When overspread by extreme vice --like a tree by a vine-- you do to yourself what an enemy would wish. -Dhammapada, 12
Don't you understand (man) universal law? What you throw out comes back to you, star. -Lauryn Hill, "Lost Ones"
Flashback. Senior year of undergrad. For the first time in my tenure at Rutgers, I was sharing a classroom with a number of my closest friends. We were all enrolled in a discussion seminar whose the purpose was to provide support for us during every stage of the writing of our honors theses. Generally, the class took a conversational tone, allowing us to converse easily about the progress we'd made in our research and the challenges that we faced.
True to form, I imagined myself to be at the head of the class. I'd already completed a 10-week summer research program at a prestigious university and worked with a faculty member to generate the 20-paged critical essay that was to serve as the first chapter of my thesis. All that to say - I was further along in the process than most of my peers.

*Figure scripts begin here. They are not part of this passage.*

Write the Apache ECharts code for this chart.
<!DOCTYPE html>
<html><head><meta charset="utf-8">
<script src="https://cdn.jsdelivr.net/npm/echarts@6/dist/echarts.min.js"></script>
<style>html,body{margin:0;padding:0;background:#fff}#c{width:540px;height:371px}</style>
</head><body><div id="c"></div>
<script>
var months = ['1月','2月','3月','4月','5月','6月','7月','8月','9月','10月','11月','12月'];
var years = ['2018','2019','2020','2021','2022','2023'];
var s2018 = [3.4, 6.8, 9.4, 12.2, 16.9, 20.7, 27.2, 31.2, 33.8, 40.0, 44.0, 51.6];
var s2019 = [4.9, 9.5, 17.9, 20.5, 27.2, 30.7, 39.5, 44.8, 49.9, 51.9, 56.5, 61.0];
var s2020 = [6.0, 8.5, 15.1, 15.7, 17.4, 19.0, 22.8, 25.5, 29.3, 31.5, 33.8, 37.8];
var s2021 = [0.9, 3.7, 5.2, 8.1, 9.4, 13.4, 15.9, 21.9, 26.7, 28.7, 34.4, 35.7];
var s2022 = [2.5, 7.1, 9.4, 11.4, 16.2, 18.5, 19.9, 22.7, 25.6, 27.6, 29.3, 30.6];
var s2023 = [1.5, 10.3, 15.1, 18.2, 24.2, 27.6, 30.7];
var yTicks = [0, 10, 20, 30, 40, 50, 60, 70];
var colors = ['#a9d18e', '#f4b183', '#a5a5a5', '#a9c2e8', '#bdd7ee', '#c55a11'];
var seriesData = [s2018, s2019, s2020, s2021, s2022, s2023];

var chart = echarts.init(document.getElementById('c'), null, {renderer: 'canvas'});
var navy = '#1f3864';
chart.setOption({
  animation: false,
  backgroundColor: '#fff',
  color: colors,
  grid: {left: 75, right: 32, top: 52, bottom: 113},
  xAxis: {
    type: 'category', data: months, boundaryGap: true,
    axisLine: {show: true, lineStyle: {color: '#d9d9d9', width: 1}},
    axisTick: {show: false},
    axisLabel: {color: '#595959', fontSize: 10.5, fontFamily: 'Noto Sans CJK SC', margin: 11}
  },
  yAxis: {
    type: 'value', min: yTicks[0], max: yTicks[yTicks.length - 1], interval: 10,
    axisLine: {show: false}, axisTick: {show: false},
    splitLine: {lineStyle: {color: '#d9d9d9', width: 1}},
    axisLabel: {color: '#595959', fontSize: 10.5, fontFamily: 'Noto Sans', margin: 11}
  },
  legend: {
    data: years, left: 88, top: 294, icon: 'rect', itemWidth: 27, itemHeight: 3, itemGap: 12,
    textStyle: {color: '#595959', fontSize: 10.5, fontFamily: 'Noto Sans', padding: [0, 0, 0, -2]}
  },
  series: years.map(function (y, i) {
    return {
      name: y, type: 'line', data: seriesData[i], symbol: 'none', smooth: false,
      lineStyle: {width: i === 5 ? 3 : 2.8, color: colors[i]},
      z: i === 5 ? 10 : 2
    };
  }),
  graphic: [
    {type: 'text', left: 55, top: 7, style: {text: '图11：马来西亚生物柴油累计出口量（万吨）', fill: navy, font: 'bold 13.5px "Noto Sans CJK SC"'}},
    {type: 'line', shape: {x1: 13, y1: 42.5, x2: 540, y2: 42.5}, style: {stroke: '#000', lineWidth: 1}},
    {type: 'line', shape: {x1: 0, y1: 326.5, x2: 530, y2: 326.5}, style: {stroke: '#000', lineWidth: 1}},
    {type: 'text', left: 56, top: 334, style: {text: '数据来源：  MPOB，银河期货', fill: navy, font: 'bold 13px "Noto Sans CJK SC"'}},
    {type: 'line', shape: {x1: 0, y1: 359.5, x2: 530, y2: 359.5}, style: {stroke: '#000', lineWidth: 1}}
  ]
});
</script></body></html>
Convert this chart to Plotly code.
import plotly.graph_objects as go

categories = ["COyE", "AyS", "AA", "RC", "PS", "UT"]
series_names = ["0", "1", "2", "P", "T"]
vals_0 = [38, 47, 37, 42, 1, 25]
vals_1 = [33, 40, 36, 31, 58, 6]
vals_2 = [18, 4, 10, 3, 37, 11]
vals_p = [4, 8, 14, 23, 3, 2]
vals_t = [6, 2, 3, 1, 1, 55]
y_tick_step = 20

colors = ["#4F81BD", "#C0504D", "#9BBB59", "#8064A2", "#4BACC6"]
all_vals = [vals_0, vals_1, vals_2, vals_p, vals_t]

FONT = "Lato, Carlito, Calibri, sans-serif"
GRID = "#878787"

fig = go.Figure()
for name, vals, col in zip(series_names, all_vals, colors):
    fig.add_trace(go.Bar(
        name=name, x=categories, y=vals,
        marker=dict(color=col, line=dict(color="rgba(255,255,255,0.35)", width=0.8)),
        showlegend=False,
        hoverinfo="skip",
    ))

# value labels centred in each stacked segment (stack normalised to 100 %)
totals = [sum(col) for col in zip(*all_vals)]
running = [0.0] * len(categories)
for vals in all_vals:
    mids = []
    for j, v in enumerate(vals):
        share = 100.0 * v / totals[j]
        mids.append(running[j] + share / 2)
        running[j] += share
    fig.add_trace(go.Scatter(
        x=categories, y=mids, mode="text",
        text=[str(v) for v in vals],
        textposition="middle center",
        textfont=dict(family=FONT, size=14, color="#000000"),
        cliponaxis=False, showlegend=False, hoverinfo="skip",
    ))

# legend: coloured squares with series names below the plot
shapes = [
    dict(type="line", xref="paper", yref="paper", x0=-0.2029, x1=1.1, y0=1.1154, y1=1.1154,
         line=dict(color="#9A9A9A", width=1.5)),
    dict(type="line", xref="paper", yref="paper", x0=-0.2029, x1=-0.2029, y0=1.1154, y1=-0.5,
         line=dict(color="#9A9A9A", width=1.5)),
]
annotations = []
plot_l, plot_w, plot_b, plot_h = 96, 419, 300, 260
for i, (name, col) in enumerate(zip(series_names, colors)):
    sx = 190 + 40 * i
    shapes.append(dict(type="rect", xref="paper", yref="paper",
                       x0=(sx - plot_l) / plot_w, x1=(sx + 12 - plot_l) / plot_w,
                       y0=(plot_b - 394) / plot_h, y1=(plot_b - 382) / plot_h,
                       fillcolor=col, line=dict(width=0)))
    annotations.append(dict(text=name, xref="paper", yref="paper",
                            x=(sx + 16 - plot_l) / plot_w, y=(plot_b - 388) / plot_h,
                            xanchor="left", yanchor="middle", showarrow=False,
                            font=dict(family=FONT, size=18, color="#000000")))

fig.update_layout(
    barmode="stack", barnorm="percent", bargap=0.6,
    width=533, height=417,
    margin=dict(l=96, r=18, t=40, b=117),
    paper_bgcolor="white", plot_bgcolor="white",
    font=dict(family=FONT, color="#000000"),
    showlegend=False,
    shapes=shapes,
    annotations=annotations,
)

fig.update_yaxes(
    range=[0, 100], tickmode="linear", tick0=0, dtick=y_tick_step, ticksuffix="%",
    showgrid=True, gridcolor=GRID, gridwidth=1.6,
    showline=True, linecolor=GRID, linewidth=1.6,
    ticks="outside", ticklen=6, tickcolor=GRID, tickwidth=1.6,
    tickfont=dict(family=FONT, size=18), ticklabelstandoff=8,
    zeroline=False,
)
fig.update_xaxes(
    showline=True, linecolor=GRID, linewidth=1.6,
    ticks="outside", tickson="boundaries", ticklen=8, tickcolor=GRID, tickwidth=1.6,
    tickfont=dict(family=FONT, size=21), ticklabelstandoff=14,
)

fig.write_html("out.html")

So, when presentation day rolled around, I was fairly confident that my research would be more developed and polished than that of my peers. This was a good thing, as presentation day -with its goal of preparing us for the crticisms that might be issued when we actually defended our theses to the public- carried with it fears of embarrasment and public humiliation. Presentation day provided the more sadistic amongst us with a guilty pleasure, allowing us to harp upon the shortcomings or short-sightedness of another's project under the innocuous guise of playing devil's advocate. In no uncertain terms, it was an opportunity to be mean.
I leaned back in my chair to see what my less-studious peers would come up with. Before long, it became clear to me that less-studious was an understatement. "Is she serious? How ridiculously broad is that topic?" "Lord, if another student of color proposes a project about perceptions of race..." Self-satisfied and judgmental, I was less than impressed with the work of my peers. I kept my thoughts to myself, though. They needed the help of professionals, and I had my own presentation to worry about.
As my turn neared, my emotional climate changed dramatically. Though I'd prepared extensively, I was wrought with doubt. "What if they ask me about a text I hadn't read? What if there was some gaping oversight that I couldn't explain? What if I stuttered? My heart raced. Palms sweated. Hands shook.
Though my presentation evinced a polished project, it also showed that I myself was a mess.
Years later, I'd come to realize that this was a lesson in karmic energy. You see, some believe that karma is a force that's "out to get you". "Karma's a bitch" or "karma will get you back tenfold", they say.
I've learned that karma is the universe's way of bringing you face to face with the energy you've put out. Karma is not a bitch and karma is not punitive. In this situation, karma saw to it that I should have a fuller understanding of the ramifications of my self-satisfied and mean-spirited regard for the work of my peers.
Although I had every reason to be confident with my presentation, I was terrorized by the thought that someone might critique me in a spirit of cattiness or with an air of superiority. And how did this image of judgement enter into my sphere of possibility? How did it breach the boundaries of my imagination? Why, because I knew that there was at least one person in the room capable of generating that energy! Someone arrogant enough to silently belittle my work while I struggled to communicate my thoughts. That person was me.
Quite simply, my spirit was shaked when it was confronted by the ghost of my own negativity. I simply could not handle the energy that I myself had created.
I am quite confident that had I not created and released into the universe so much spite and dismissal, the preoccupation with being judged too harshly by my peers with would have never entered my mind. On that day, I got the first whiff of my own toxic energy and, reader, believe me when I say it tore me up.
A lesson learned. Since then, I've endeavored to generate only the kind of energy that I wouldn't mind returning to me. Present unto the universe that which I would have the universe present unto me.